>> START Data to process
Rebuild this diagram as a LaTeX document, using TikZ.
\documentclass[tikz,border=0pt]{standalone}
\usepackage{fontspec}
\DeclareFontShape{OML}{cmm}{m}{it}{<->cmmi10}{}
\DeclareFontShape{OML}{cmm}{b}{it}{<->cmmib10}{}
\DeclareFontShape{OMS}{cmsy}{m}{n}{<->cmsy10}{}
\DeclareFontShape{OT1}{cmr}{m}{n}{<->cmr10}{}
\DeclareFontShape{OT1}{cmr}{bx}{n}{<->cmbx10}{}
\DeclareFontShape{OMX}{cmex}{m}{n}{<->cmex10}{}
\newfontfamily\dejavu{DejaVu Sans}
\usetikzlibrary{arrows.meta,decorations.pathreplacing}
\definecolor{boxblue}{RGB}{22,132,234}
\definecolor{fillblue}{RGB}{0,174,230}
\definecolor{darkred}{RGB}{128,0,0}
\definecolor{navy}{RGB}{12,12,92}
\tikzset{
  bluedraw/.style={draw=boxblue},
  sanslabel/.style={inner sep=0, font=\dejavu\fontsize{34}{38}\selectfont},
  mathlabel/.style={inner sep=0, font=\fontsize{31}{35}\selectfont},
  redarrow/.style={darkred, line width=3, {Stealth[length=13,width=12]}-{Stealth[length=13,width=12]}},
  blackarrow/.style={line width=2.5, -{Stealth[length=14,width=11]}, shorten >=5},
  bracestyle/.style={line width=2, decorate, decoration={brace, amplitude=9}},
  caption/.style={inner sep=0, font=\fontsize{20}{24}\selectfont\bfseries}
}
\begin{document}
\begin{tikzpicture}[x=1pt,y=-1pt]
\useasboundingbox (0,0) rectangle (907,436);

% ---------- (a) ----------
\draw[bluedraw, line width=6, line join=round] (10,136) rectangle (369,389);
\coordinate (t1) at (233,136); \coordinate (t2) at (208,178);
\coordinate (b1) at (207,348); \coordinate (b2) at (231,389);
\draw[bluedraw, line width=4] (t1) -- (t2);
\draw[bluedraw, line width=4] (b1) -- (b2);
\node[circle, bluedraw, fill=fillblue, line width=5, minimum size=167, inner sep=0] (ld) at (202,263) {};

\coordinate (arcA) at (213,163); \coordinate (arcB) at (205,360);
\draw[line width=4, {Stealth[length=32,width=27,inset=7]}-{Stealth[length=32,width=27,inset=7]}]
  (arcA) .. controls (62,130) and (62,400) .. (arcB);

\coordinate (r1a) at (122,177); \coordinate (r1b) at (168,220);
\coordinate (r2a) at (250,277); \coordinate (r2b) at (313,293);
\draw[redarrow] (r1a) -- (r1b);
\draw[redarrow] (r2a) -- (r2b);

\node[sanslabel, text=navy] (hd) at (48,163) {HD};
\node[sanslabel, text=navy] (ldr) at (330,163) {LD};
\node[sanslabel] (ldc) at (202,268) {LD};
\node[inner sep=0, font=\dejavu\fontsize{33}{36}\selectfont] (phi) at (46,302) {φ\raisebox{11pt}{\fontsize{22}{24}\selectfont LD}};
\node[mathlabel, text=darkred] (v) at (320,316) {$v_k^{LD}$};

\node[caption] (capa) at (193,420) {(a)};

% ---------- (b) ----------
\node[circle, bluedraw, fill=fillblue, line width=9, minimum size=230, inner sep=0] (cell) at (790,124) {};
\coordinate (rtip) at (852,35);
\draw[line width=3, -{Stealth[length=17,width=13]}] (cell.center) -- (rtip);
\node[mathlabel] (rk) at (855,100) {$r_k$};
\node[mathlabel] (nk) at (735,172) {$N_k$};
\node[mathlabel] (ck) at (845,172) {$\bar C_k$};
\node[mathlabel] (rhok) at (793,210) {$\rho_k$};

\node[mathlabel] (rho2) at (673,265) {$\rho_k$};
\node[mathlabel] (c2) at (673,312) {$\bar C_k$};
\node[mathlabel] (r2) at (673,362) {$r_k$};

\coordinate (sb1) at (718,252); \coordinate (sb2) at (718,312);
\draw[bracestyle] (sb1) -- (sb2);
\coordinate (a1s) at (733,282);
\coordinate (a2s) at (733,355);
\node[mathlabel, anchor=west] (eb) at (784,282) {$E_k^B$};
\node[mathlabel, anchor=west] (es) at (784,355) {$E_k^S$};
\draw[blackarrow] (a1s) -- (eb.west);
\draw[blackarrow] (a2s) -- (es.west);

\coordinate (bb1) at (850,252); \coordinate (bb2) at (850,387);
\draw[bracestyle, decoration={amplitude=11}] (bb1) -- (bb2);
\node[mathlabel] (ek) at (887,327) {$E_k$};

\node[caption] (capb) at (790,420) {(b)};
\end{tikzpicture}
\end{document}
>> END Data to process
>> START Data to process
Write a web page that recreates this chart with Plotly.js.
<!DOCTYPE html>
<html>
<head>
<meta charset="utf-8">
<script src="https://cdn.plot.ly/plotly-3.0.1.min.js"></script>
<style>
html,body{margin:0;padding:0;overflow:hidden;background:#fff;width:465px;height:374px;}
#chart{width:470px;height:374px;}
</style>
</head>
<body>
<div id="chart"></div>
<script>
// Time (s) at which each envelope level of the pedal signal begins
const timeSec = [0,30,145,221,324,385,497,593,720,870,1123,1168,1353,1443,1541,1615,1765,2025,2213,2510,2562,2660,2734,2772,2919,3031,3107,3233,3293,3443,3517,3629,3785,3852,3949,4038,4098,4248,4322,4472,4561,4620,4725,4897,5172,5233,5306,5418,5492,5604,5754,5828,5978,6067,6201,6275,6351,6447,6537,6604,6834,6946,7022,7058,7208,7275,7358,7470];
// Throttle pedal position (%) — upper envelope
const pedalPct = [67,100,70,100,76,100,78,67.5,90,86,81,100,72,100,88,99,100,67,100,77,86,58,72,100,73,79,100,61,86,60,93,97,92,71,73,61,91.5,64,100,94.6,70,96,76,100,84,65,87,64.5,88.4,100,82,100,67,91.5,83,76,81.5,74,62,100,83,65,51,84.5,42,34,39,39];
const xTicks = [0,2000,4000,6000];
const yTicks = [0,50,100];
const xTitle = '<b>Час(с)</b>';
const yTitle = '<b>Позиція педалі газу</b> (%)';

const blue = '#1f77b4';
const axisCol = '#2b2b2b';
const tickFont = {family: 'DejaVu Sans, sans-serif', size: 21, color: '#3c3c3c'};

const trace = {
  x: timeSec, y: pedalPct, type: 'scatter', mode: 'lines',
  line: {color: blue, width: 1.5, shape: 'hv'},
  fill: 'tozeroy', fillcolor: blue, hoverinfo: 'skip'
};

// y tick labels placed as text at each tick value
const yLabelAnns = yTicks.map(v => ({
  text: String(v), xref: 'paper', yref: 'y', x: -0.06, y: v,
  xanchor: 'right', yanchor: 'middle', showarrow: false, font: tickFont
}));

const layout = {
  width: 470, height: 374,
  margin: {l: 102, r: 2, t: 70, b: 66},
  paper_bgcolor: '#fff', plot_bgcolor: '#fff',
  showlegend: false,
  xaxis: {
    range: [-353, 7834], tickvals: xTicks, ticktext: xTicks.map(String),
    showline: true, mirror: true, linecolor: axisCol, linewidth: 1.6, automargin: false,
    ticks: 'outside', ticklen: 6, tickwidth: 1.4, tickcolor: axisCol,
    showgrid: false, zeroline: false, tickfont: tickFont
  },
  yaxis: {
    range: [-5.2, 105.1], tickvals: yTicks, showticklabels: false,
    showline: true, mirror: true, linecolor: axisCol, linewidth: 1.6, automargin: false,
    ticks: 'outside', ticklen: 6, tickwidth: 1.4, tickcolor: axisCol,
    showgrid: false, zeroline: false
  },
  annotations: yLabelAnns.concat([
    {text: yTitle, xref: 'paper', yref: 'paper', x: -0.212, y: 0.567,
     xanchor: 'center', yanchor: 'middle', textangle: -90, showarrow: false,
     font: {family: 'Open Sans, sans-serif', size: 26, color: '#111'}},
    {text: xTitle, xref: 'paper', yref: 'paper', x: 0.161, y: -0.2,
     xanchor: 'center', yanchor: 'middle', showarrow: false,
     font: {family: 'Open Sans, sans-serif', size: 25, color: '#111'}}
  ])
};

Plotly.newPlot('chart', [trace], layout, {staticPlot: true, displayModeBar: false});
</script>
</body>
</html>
>> END Data to process
What you will do:
Provide the number of lines in the data above that contain the string "this", and nothing else.

Full solution:
2